Never allow any adults onto the bounce house. While commercial bounce houses can easily support the weight of an adult, residential bounce houses are seldom equally durable. The last thing you want to happen is to damage your expensive bounce house that your children love so much because your drunk uncle regressed back to his childhood and wanted to try the bounce house out.
Flips are absolutely not allowed in the bounce house. A cool and fun as they may be, flips can lead to serious neck and back injuries, which can even cause life-long health issues. If your children have acrobatic tendencies, sign them up for gymnastics so they can practice flips under the guidance of an experienced trainer.
Keep all sharp objects away from inflatable bounce houses. Although bounce house repair kits are readily available these days, and some are even very easy to apply, it’s always better to avoid having to repair the bounce house because someone bought a sharp object onto it.

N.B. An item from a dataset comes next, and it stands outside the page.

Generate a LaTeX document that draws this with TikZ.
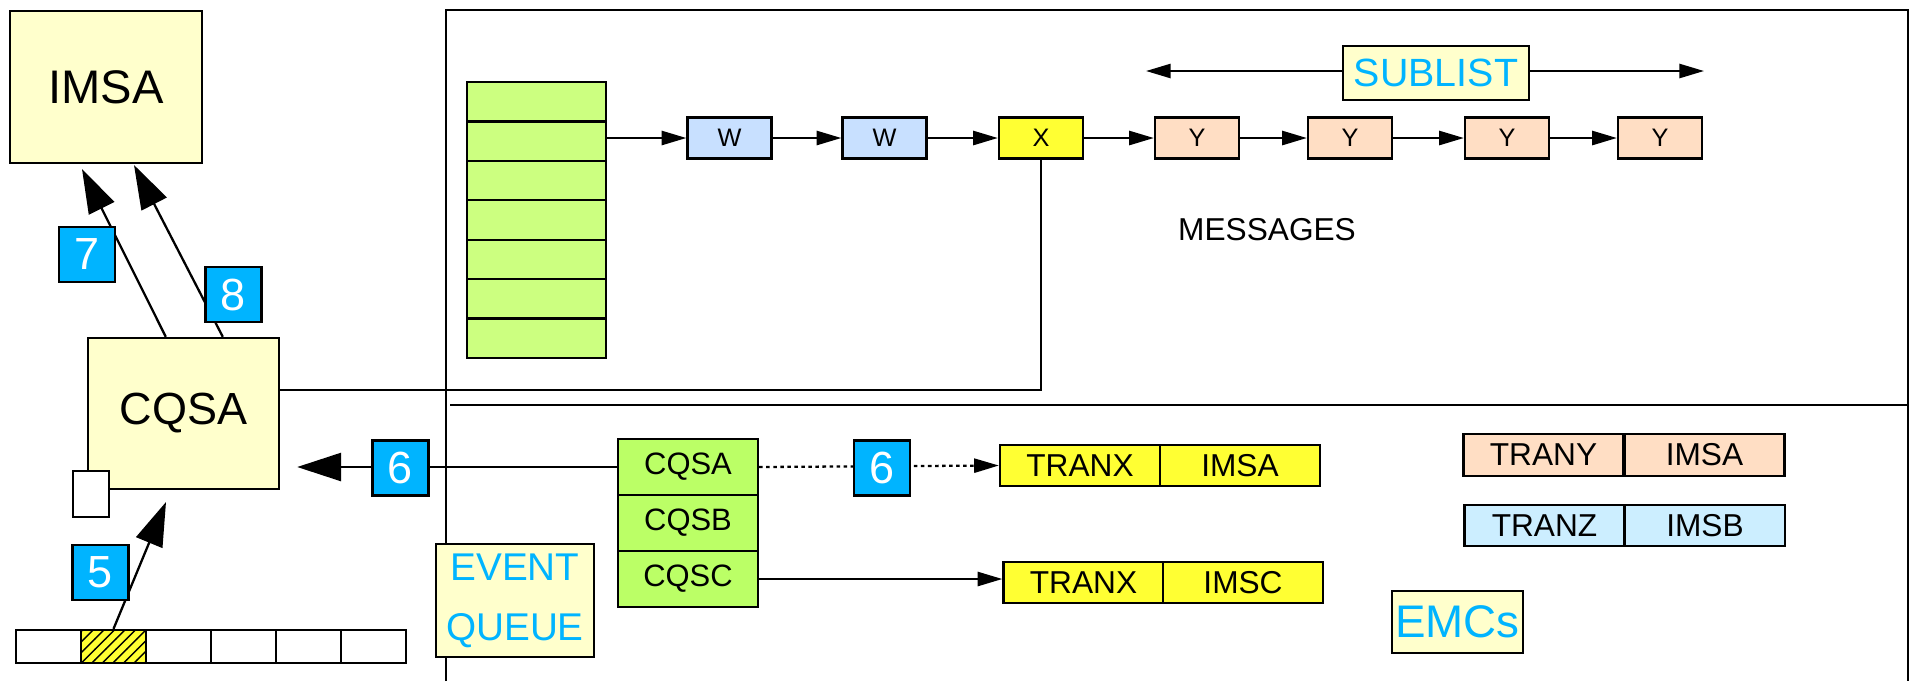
\documentclass[tikz,border=0pt]{standalone}
\usepackage{fontspec}
\setmainfont{Liberation Sans}
\usepackage{tikz}
\usetikzlibrary{arrows.meta,positioning,calc,patterns}
\definecolor{paleyellow}{RGB}{255,255,204}
\definecolor{tagblue}{RGB}{0,180,255}
\definecolor{wblue}{RGB}{200,224,255}
\definecolor{xyellow}{RGB}{255,255,51}
\definecolor{ypeach}{RGB}{255,222,196}
\definecolor{stackgreen}{RGB}{204,255,128}
\definecolor{cqsgreen}{RGB}{187,255,102}
\definecolor{zcyan}{RGB}{204,238,255}
\tikzset{
  box/.style={draw,line width=0.65pt,inner sep=0pt},
  numtag/.style={box,fill=tagblue,text=white,minimum width=0.56cm,minimum height=0.55cm,font=\fontsize{12.8}{13}\selectfont},
  msg/.style={box,minimum width=0.84cm,minimum height=0.41cm,font=\fontsize{7.2}{8}\selectfont},
  cell/.style={box,minimum width=1.60cm,minimum height=0.41cm,font=\fontsize{9}{10}\selectfont},
  note/.style={box,fill=paleyellow,text=tagblue},
  bigarrow/.style={-{Triangle[length=12.5pt,width=8pt]},line width=0.65pt},
  smallarrow/.style={-{Triangle[length=7pt,width=4pt]},line width=0.65pt}
}
\begin{document}
\begin{tikzpicture}[x=0.01cm,y=-0.01cm,line width=0.65pt]
\useasboundingbox (0,0) rectangle (1918,681);
% outer frame, open at the bottom
\draw (446,681) |- (1908,10) -- (1908,681);
\draw (450,405) -- (1908,405);
% left side
\node[box,fill=paleyellow,minimum width=1.92cm,minimum height=1.52cm,font=\fontsize{13.4}{14}\selectfont] (imsa) at (106,87) {IMSA};
\node[box,fill=paleyellow,minimum width=1.91cm,minimum height=1.51cm,font=\fontsize{12.8}{14}\selectfont] (cqsa) at (183.5,413.5) {CQSA};
\node[box,fill=white,minimum width=0.36cm,minimum height=0.46cm] (slot) at (91,494) {};
\foreach \i in {1,...,6}
  \node[box,fill=white,minimum width=0.65cm,minimum height=0.33cm] (s\i) at ({16+65*(\i-0.5)},646.5) {};
\node[box,fill=xyellow,postaction={pattern=north east lines},minimum width=0.65cm,minimum height=0.33cm] (s2) at (113.5,646.5) {};
\coordinate (tip5) at (166,502);
\coordinate (tip7) at (82,169);
\coordinate (tip8) at (134,165);
\draw[bigarrow] ($(cqsa.north west)+(79,0)$) -- (tip7);
\draw[bigarrow] ($(cqsa.north west)+(136,0)$) -- (tip8);
\draw[bigarrow] (s2.north) -- (tip5);
% message queue
\foreach \i in {1,...,7}
  \node[box,fill=stackgreen,minimum width=1.39cm,minimum height=0.394cm] (g\i) at (536.5,{82+39.43*(\i-0.5)}) {};
\foreach \n/\cx/\c/\t in {w1/729.5/wblue/W,w2/884.5/wblue/W,x/1041/xyellow/X,
                          y1/1197/ypeach/Y,y2/1350/ypeach/Y,y3/1507/ypeach/Y,y4/1660/ypeach/Y}
  \node[msg,fill=\c] (\n) at (\cx,138) {\t};
\draw[smallarrow] (w1.west -| g2.east) -- (w1.west);
\foreach \a/\b in {w1/w2,w2/x,x/y1,y1/y2,y2/y3,y3/y4}
  \draw[smallarrow] (\a) -- (\b);
\draw (x.south) |- ($(cqsa.north east)+(0,53)$);
\node[note,minimum width=1.86cm,minimum height=0.54cm,font=\fontsize{11.2}{12}\selectfont] (sublist) at (1436,73) {SUBLIST};
\coordinate (subl) at (1146,71);
\coordinate (subr) at (1704,71);
\draw[smallarrow] (sublist.west |- subl) -- (subl);
\draw[smallarrow] (sublist.east |- subr) -- (subr);
\node[font=\fontsize{9}{10}\selectfont] (messages) at (1267,230) {MESSAGES};
% event queue
\node[note,minimum width=1.58cm,minimum height=1.13cm,align=center,font=\fontsize{11}{17}\selectfont] (evq) at (515,600.5) {EVENT\\QUEUE};
\foreach \n/\cy/\t in {cqsA/467/CQSA,cqsB/523/CQSB,cqsC/579/CQSC}
  \node[box,fill=cqsgreen,minimum width=1.40cm,minimum height=0.56cm,font=\fontsize{8.8}{10}\selectfont] (\n) at (688,\cy) {\t};
\node[cell,fill=xyellow] (tranx1) at (1080,465.5) {TRANX};
\node[cell,fill=xyellow] (imsa1) at (1240,465.5) {IMSA};
\node[cell,fill=xyellow] (tranx2) at (1083.5,582.5) {TRANX};
\node[cell,fill=xyellow] (imsc) at (1243,582.5) {IMSC};
\node[cell,fill=ypeach,minimum height=0.42cm] (trany) at (1543.5,455) {TRANY};
\node[cell,fill=ypeach,minimum height=0.42cm] (imsa2) at (1704.5,455) {IMSA};
\node[cell,fill=zcyan] (tranz) at (1544.5,525.5) {TRANZ};
\node[cell,fill=zcyan] (imsb) at (1705,525.5) {IMSB};
\node[note,minimum width=1.31cm,minimum height=0.62cm,font=\fontsize{13}{14}\selectfont] (emcs) at (1457.5,622) {EMCs};
\draw[bigarrow,shorten >=0.17cm] (cqsA.west) -- (cqsA.west -| cqsa.east);
\draw[smallarrow,dash pattern=on 1pt off 1pt] (cqsA.east) -- (tranx1.west);
\draw[smallarrow] (cqsC.east) -- (cqsC.east -| tranx2.west);
% step tags
\node[numtag] (t7) at (87,254.5) {7};
\node[numtag] (t8) at (233.5,294.5) {8};
\node[numtag] (t5) at (100.5,572.5) {5};
\node[numtag] (t6a) at (400.5,468) {6};
\node[numtag] (t6b) at (882,468) {6};
\end{tikzpicture}
\end{document}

The bounce house must be secured to the ground by stakes or sandbags. Surface such as grass or a hard-top surface. The bounce house should not be operated on rough surfaces such as rocks, bricks, glass, or jagged objects.
Do not allow children to use the inflatable bounce house if the wind speed is in excess of 15 miles per hour. Most manufacturers even recommend completely deflating bounce houses when winds are 20 to 25 miles per hour or higher. Don’t underestimate this safety guideline. In 2014, two young boys from upstate New York fell to the ground after the inflatable house was lifted 15 to 20 feet into the air by a sudden and strong burst of wind.
Keep food, drinks, and snacks away from bounce houses. You would go insane from the constant cleaning, and some snacks and drinks could damage the fabric the bounce house is made of or get into the seams and compromise their integrity.
Never allow children in or on a partially inflated unit. Inflatable bounce houses are safe for jumping only when they are fully inflated. As impatient as your children may be, make them wait until the bounce house is fully inflated.
Follow all manufactures setup procedures and safety instructions.